L'Eglise a-t-elle favorisé dans ces deux régions l'élection des représentants de droite, alors que les sondeurs s'accordent à dire que seuls 3 % des électeurs italiens votent en fonction de leurs convictions religieuses ? L'étroitesse des scores peut le laisser penser. M. Cota en semble convaincu. "Je suis pour la défense de la vie, a-t-il déclaré mercredi à la télévision, et pour ce qui me concerne, la pilule du lendemain ne sera pas distribuée" dans le Piémont.

Monseigneur Fisichella, président de l'académie pontificale pour la vie, a félicité le nouveau gouverneur du Piémont pour ses "actes concrets qui parlent d'eux-mêmes". La proposition de M. Cota a aussitôt été reprise à son compte par Luca Zaia, nouveau gouverneur Ligue du Nord de la Vénétie. L'allégeance de la Ligue du Nord à l'Eglise est un phénomène nouveau pour ce parti qui a constitué son identité sur les rituels païens. Le rapprochement paraît plus tactique que sincère.

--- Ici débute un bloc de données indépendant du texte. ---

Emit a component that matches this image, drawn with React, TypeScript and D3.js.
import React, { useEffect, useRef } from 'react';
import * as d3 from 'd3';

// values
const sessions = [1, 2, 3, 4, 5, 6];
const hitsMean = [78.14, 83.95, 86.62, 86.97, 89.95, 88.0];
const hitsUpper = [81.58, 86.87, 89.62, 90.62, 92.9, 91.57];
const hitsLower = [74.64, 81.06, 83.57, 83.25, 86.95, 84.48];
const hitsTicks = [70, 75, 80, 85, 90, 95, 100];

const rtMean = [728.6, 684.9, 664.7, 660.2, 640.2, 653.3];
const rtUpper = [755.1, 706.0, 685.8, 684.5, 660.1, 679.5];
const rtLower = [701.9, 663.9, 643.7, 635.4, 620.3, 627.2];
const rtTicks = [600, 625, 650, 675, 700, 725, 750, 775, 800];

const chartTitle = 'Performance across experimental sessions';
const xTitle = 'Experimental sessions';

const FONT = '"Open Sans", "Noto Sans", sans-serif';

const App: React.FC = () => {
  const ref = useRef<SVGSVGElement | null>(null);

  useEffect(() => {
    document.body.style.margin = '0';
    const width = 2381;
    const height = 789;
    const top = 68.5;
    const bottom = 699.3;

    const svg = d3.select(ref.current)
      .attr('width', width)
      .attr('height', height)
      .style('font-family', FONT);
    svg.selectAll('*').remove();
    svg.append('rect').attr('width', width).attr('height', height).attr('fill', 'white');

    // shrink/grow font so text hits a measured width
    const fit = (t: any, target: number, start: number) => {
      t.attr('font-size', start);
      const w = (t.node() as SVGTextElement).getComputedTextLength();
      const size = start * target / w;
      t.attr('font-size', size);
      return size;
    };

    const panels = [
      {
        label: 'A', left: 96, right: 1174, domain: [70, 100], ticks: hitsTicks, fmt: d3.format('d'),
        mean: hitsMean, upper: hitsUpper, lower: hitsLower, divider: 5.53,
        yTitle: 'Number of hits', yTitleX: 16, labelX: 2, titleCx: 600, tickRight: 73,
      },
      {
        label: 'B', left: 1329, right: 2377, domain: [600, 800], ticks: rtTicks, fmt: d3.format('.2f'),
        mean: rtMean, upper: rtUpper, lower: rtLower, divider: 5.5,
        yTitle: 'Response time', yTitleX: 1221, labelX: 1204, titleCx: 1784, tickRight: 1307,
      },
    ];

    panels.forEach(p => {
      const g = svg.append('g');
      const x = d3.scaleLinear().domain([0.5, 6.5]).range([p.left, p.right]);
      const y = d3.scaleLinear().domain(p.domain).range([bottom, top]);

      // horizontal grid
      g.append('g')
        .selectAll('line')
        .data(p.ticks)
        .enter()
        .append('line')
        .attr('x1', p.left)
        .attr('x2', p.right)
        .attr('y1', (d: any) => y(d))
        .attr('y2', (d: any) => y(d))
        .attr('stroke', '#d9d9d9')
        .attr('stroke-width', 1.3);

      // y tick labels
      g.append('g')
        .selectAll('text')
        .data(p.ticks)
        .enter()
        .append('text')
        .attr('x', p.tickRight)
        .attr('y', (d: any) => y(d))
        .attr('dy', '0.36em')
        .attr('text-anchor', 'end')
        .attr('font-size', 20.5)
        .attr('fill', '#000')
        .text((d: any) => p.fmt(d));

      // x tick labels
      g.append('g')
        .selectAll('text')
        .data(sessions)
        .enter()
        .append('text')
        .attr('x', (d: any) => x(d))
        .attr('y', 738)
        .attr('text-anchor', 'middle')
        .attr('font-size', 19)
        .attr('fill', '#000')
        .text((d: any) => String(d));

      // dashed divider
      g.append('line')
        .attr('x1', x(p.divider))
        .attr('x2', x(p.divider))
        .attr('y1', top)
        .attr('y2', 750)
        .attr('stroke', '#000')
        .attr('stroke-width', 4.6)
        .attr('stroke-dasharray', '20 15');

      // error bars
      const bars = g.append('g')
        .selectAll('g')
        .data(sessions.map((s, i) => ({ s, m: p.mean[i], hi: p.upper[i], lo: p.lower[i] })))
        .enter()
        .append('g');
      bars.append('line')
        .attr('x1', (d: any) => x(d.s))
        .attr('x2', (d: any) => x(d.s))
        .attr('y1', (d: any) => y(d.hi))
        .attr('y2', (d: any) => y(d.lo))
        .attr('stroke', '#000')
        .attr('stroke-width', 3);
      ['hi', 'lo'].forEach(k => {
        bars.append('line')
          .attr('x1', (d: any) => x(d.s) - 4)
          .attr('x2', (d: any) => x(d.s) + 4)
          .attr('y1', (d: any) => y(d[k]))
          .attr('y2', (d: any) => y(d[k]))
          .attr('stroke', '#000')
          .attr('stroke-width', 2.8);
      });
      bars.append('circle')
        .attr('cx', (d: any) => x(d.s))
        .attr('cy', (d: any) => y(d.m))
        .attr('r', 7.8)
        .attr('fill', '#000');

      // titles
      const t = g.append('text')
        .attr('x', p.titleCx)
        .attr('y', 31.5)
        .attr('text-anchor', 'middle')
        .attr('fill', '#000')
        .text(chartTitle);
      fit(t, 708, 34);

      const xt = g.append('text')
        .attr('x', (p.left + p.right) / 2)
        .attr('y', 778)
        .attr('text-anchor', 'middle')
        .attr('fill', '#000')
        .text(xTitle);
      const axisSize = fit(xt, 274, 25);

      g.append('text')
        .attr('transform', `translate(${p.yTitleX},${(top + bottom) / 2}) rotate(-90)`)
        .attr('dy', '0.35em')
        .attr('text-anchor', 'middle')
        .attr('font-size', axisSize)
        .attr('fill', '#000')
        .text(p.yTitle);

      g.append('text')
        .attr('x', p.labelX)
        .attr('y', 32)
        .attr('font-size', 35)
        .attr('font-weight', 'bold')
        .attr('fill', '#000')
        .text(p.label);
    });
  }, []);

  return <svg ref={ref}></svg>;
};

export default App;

Au printemps et à l'été 2009, lorsque la vie dissolue de M. Berlusconi avait jeté un froid entre le président du conseil et le Vatican, deux ministres de la Ligue, Umberto Bossi et Roberto Calderoli, s'étaient employés à combler ce fossé en rencontrant le cardinal Tarcisio Bertone, "le premier ministre" du pape. La Ligue, qui vise la mairie de Milan en 2011, sait également qu'en Lombardie, rien ne peut se faire sans l'appui des autorités ecclésiastiques. Elle semble avoir trouvé la voie.